Early on, leading man Alex O'Loughlin, who embodies the flawed and complicated heroic Lt. Commander Steve McGarrett, developed prescription drug dependency issues after back injuries from the demanding stunts required as his character. Those problems were quickly resolved, but the Australian actor continued to suffer from back pain that impeded his life as a loving and involved father of three and a husband to wife, Malia.

He has made Oahu home for many years with his family.

Loyalty and dedication to one’s craft are admirable, but the star’s future as a parent persuaded Alex O'Loughlin that Season 8 might be his last. A fresh lease on life came when the star found relief through stem-cell treatment and creative invigoration from new cast members, Beulah Koale and Meaghan Rath, who brought youthful energy to “Hawaii Five-O.” O'Loughlin has directed and written stories in the past two seasons, and also added ideas that have become integral to the drama.

Many fans were rife with grief after the decisions to depart “Hawaii Five-O” by founding members Grace Park and Daniel Dae Kim after Season 7. The issues of salary parity and valuing diversity came forth with a vengeance for the drama always founded in “ohana.” A new spirit of inclusion was clearly visible after the storm, and every cast member came to the forefront in unique ways through storylines. After offers and failed negotiations, Park and Kim left the show, but the “ohana” remains.

No big headed ideas

Consistency is key to any long-running success in television, and the “Hawaii Five-O” production team of Peter Lenkov, Roberto Orci, Alex Kurtzman, and David Wolkove have been at the core of this hard-hitting and full-of-heart corps of crime-fighters from the start.

In March at PaleyFest, Alex O'Loughlin downplayed his part in the series’ success, saying he was merely a conduit and “a cog in the wheel” who did his job every day and felt proud of the work done with “Hawaii Five-O.” He marveled at Peter Lenkov’s ability “to create new content in perpetuity,” even through a rebooted format.

The chemistry between Scott Caan (as Detective Danny Williams) and Alex O'Loughlin formed the early core of the show, and many fans can still recall and recite the famous “carguments” between the two. The actors themselves came up with the whole concept of the beloved bickering, which even led to couples’ therapy. The ability of the pair to simultaneously evoke laughter and tears within a few minutes is flawless and history is never forgotten.

The sense of legacy is palpable and embedded.

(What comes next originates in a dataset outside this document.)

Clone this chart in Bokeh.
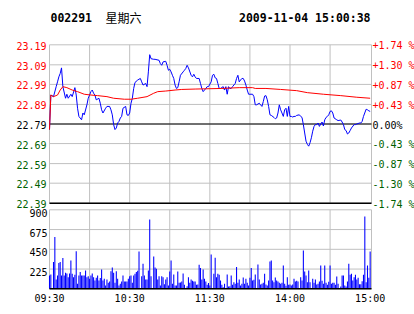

Hawaii Five-O” has honored the past in numerous ways over nine seasons, from the brilliant revisit of the “Hookman” episode, directed by Peter Weller, to having original and familiar guest stars in recurring roles. Original title credits have been memorialized. In a flash, viewers can be swept up in the personal and very human situations of the team members, and then be transported into life or death action.

Children have grown up, romances have ended, loved ones have died while others have been saved. Justice has been celebrated, and a few tortured memories still haunt the minds of each person on the force. Their authentic humanity is what gives them strength against legendary foes.

It's all part of being “ohana,” and the family now looks to another full season-- and a full decade-- a more stories to tell.